Ces éléments étaient suffisants  pour que le Conseil Communautaire de la Concurrence ait des arguments pour émettre un avis défavorable. Une économie de marché livrée à elle-même converge vers une forte concentration et un affaiblissement de la concurrence, comme l’enseigne la récurrence des mouvements de concentration à travers l’histoire, des cartels de la fin du XIXe siècle et du début du XXè, jusqu’au renouveau actuel du phénomène aux États-Unis. La concurrence ne peut se maintenir d’elle-même, elle s’autodétruit progressivement si elle n’est pas encadrée. Les entreprises les plus fortes croissent, se concentrent, s’organisent progressivement pour ériger des barrières à l’entrée, étouffant la concurrence dont elles sont issues. C’est pourquoi le recours de UCB est également économiquement soutenable.

 

  • Un recours économiquement soutenable

Des gens se demandent pourquoi l’État du Cameroun a laissé passer cette opération. Au nom du protectionnisme, certains ne comprennent pas comment l’Etat a pu accepter un tel monopole, en plus en faveur d’une entreprise étrangère (Le capital de la SABC est détenu majoritairement par le groupe CASTEL qui est une entreprise française), au détriment des entreprises nationales. Certains prédisent même déjà la « mort » des entreprises nationales du secteur. Comme il a été préalablement relevé, une telle opération porte atteinte à la concurrence et la CEMAC devait tirer toutes les conséquences conformément à son Règlement. Il convient de signaler que nous n’avons pas eu accès à la décision d’approbation de la CEMAC dans laquelle nous aurons pu exploiter les motivations de la Commission. Toutefois, une presse en ligne (INVESTIR AU CAMEROUN) qui paraît au Cameroun dans son édition du 19 avril 2023 s’est intéressée aux arguments qui ont motivé les autorités du Cameroun et de la CEMAC en faveur de cette fusion en convoquant l’article 17 de la Loi camerounaise sur la concurrence. En effet, selon cet article

« Une fusion ou une acquisition qui porte ou porterait atteinte de manière sensible à la concurrence peut être admise si les parties à la fusion ou à l’acquisition prouvent à la Commission Nationale de la Concurrence que :

  • la fusion a apporté ou apportera des gains d’efficience réels à l’économie nationale dépassant les effets préjudiciables à la concurrence sur le marché ;
  • lesdits gains ne sauraient être atteints sans la fusion ou l’acquisition».

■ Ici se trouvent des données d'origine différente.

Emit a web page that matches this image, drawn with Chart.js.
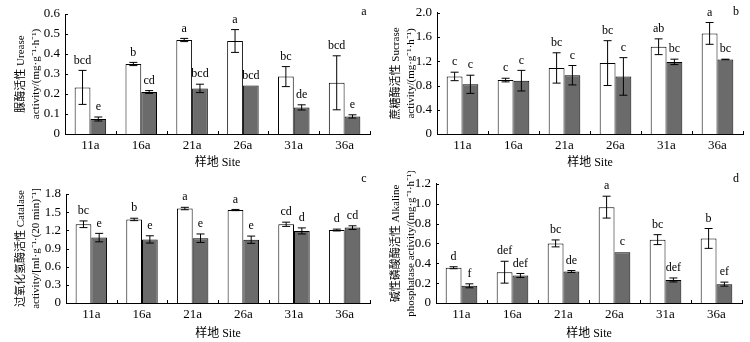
<!DOCTYPE html>
<html>
<head>
<meta charset="utf-8">
<script src="https://cdn.jsdelivr.net/npm/chart.js@4"></script>
<style>
  body { margin: 0; background: #fff; }
  .panel { position: absolute; width: 375px; height: 171px; }
</style>
</head>
<body>
<div class="panel" style="left:0;top:0"><canvas id="pa" width="375" height="171"></canvas></div>
<div class="panel" style="left:375px;top:0"><canvas id="pb" width="375" height="171"></canvas></div>
<div class="panel" style="left:0;top:171px"><canvas id="pc" width="375" height="171"></canvas></div>
<div class="panel" style="left:375px;top:171px"><canvas id="pd" width="375" height="171"></canvas></div>
<script>
// sites along x axis
let sites = ['11a', '16a', '21a', '26a', '31a', '36a'];

// a: urease
let ureaseWhite = [0.233, 0.350, 0.470, 0.465, 0.287, 0.256];
let ureaseWhiteErr = [0.085, 0.008, 0.008, 0.057, 0.050, 0.135];
let ureaseWhiteTags = ['bcd', 'b', 'a', 'a', 'bc', 'bcd'];
let ureaseGray = [0.075, 0.210, 0.228, 0.242, 0.133, 0.088];
let ureaseGrayErr = [0.010, 0.007, 0.021, 0, 0.013, 0.008];
let ureaseGrayTags = ['e', 'cd', 'bcd', 'bcd', 'de', 'e'];

// b: sucrase
let sucraseWhite = [0.95, 0.89, 1.09, 1.17, 1.44, 1.66];
let sucraseWhiteErr = [0.07, 0.03, 0.25, 0.37, 0.13, 0.18];
let sucraseWhiteTags = ['c', 'c', 'bc', 'bc', 'ab', 'a'];
let sucraseGray = [0.82, 0.88, 0.97, 0.95, 1.19, 1.23];
let sucraseGrayErr = [0.15, 0.17, 0.16, 0.31, 0.045, 0.005];
let sucraseGrayTags = ['c', 'c', 'c', 'c', 'bc', 'bc'];

// c: catalase
let catalaseWhite = [1.30, 1.38, 1.56, 1.535, 1.30, 1.205];
let catalaseWhiteErr = [0.055, 0.02, 0.02, 0.01, 0.035, 0.015];
let catalaseWhiteTags = ['bc', 'b', 'a', 'a', 'cd', 'd'];
let catalaseGray = [1.08, 1.05, 1.07, 1.045, 1.19, 1.245];
let catalaseGrayErr = [0.07, 0.06, 0.07, 0.06, 0.05, 0.03];
let catalaseGrayTags = ['e', 'e', 'e', 'e', 'd', 'cd'];

// d: alkaline phosphatase
let alpWhite = [0.355, 0.31, 0.60, 0.965, 0.638, 0.65];
let alpWhiteErr = [0.01, 0.11, 0.035, 0.11, 0.05, 0.10];
let alpWhiteTags = ['d', 'def', 'bc', 'a', 'bc', 'b'];
let alpGray = [0.173, 0.277, 0.317, 0.51, 0.232, 0.19];
let alpGrayErr = [0.02, 0.02, 0.01, 0, 0.02, 0.02];
let alpGrayTags = ['f', 'def', 'de', 'c', 'def', 'ef'];

let serif = '"Liberation Serif", "Times New Roman", "Noto Sans CJK SC", serif';

// error bars, significance letters, inward ticks, panel letter
let extras = {
    id: 'extras',
    afterDatasetsDraw(chart) {
        let ctx = chart.ctx;
        let y = chart.scales.y;
        let x = chart.scales.x;
        let area = chart.chartArea;
        let opt = chart.options.plugins.extras;
        ctx.save();
        ctx.strokeStyle = '#000';
        ctx.fillStyle = '#000';
        ctx.lineWidth = 1;
        chart.data.datasets.forEach((ds, di) => {
            let meta = chart.getDatasetMeta(di);
            meta.data.forEach((bar, i) => {
                let v = ds.data[i], e = ds.err[i];
                let top = y.getPixelForValue(v + e);
                let bot = y.getPixelForValue(v - e);
                if (e > 0) {
                    ctx.beginPath();
                    ctx.moveTo(bar.x, top); ctx.lineTo(bar.x, bot);
                    ctx.moveTo(bar.x - 4, top); ctx.lineTo(bar.x + 4, top);
                    ctx.moveTo(bar.x - 4, bot); ctx.lineTo(bar.x + 4, bot);
                    ctx.stroke();
                }
                ctx.font = '12px ' + serif;
                ctx.textAlign = 'center';
                ctx.textBaseline = 'bottom';
                ctx.fillText(ds.tags[i], bar.x, Math.min(top, bar.y) - 4);
            });
        });
        // inward tick marks
        ctx.beginPath();
        y.ticks.forEach(t => {
            let py = Math.round(y.getPixelForValue(t.value)) + 0.5;
            ctx.moveTo(area.left, py); ctx.lineTo(area.left + 3, py);
        });
        for (let i = 0; i <= sites.length; i++) {
            let px = Math.round(x.getPixelForValue(i - 0.5)) + 0.5;
            ctx.moveTo(px, area.bottom); ctx.lineTo(px, area.bottom - 3);
        }
        ctx.stroke();
        ctx.font = '12px ' + serif;
        ctx.textAlign = 'center';
        ctx.textBaseline = 'middle';
        ctx.fillText(opt.letter, opt.letterX, opt.letterY);
        ctx.restore();
    }
};

function makePanel(id, white, whiteErr, whiteTags, gray, grayErr, grayTags, yMax, yStep, yTitle, box) {
    return new Chart(document.getElementById(id), {
        type: 'bar',
        data: {
            labels: sites,
            datasets: [
                { data: white, err: whiteErr, tags: whiteTags, backgroundColor: '#ffffff',
                  borderColor: '#000', borderWidth: 1 },
                { data: gray, err: grayErr, tags: grayTags, backgroundColor: '#6b6b6b',
                  borderColor: '#000', borderWidth: 1 }
            ]
        },
        options: {
            responsive: false,
            animation: false,
            categoryPercentage: 0.62,
            barPercentage: 1.0,
            layout: { padding: { left: 0, top: box.top, right: box.right, bottom: 0 } },
            plugins: {
                legend: { display: false },
                tooltip: { enabled: false },
                extras: { letter: box.letter, letterX: box.letterX, letterY: box.letterY }
            },
            scales: {
                x: {
                    grid: { display: false, drawTicks: false },
                    border: { color: '#000', width: 1 },
                    ticks: { color: '#000', font: { family: serif, size: 13 }, padding: 4 },
                    title: { display: true, text: '样地 Site', color: '#000',
                             font: { family: serif, size: 12 }, padding: { top: 0, bottom: 1 } },
                    afterFit: s => { s.height = 171 - box.zero; }
                },
                y: {
                    min: 0, max: yMax,
                    grid: { display: false, drawTicks: false },
                    border: { color: '#000', width: 1 },
                    ticks: { stepSize: yStep, color: '#000', padding: 5, autoSkip: false,
                             font: { family: serif, size: 13 },
                             callback: v => v === 0 ? '0' : v.toFixed(1) },
                    title: { display: true, text: yTitle, color: '#000',
                             font: { family: serif, size: 11, lineHeight: 1.35 },
                             padding: { top: 14, bottom: 0 } },
                    afterFit: s => { s.width = box.left; }
                }
            }
        },
        plugins: [extras]
    });
}

makePanel('pa', ureaseWhite, ureaseWhiteErr, ureaseWhiteTags, ureaseGray, ureaseGrayErr, ureaseGrayTags,
    0.6, 0.1, ['脲酶活性 Urease', 'activity/(mg·g⁻¹·h⁻¹)'],
    { left: 65, top: 14, right: 5, zero: 134, letter: 'a', letterX: 364, letterY: 12 });
makePanel('pb', sucraseWhite, sucraseWhiteErr, sucraseWhiteTags, sucraseGray, sucraseGrayErr, sucraseGrayTags,
    2.0, 0.4, ['蔗糖酶活性 Sucrase', 'activity/(mg·g⁻¹·h⁻¹)'],
    { left: 62, top: 11, right: 7, zero: 134, letter: 'b', letterX: 361, letterY: 12 });
makePanel('pc', catalaseWhite, catalaseWhiteErr, catalaseWhiteTags, catalaseGray, catalaseGrayErr, catalaseGrayTags,
    1.8, 0.3, ['过氧化氢酶活性 Catalase', 'activity/[ml·g⁻¹·(20 min)⁻¹]'],
    { left: 66, top: 23, right: 5, zero: 132, letter: 'c', letterX: 364, letterY: 8 });
makePanel('pd', alpWhite, alpWhiteErr, alpWhiteTags, alpGray, alpGrayErr, alpGrayTags,
    1.2, 0.2, ['碱性磷酸酶活性 Alkaline', 'phosphatase activity/(mg·g⁻¹·h⁻¹)'],
    { left: 61, top: 5, right: 8, zero: 132, letter: 'd', letterX: 361, letterY: 8 });
</script>
</body>
</html>
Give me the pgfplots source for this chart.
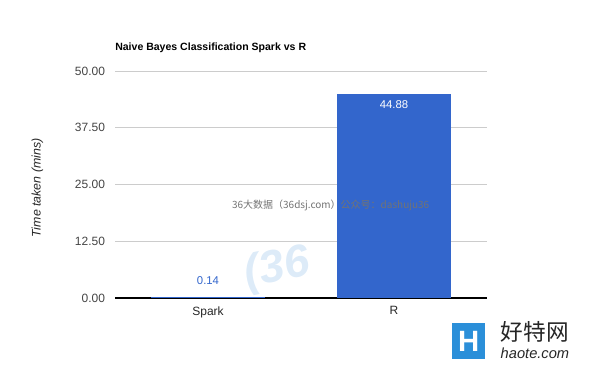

Par cette loi qui date de 1998, le législateur camerounais admettait la concentration qui fausse le jeu de la concurrence, à  condition qu’elle soit rentable pour l’économie. Or, selon le Règlement CEMAC précité, toute forme de de concentration qui porte atteinte à concurrence doit être interdite. Ce règlement n’apporte aucune exception à la règle, pourtant la loi camerounaise sur la concurrence le fait. On assiste donc à une contradiction entre le droit national et le droit communautaire.

Toutefois, si ce texte est visé dans la Décision de la Commission de la CEMAC approuvant la concentration, cela paraîtra curieux, ceci en raison du caractère abrogatoire du droit communautaire. En effet, le Règlement est l’équivalent de la loi dans l’ordre juridique interne. Dans ce sens, l’article 41 du Traité CEMAC révisé précise que les Règlements sont applicables dans tous leurs éléments et directement applicables dans tous les Etats membres. Par cette disposition, la Loi camerounaise sur la concurrence, bien que autorisant les concentrations qui ont un effet économique positif, ne peut être appliquée.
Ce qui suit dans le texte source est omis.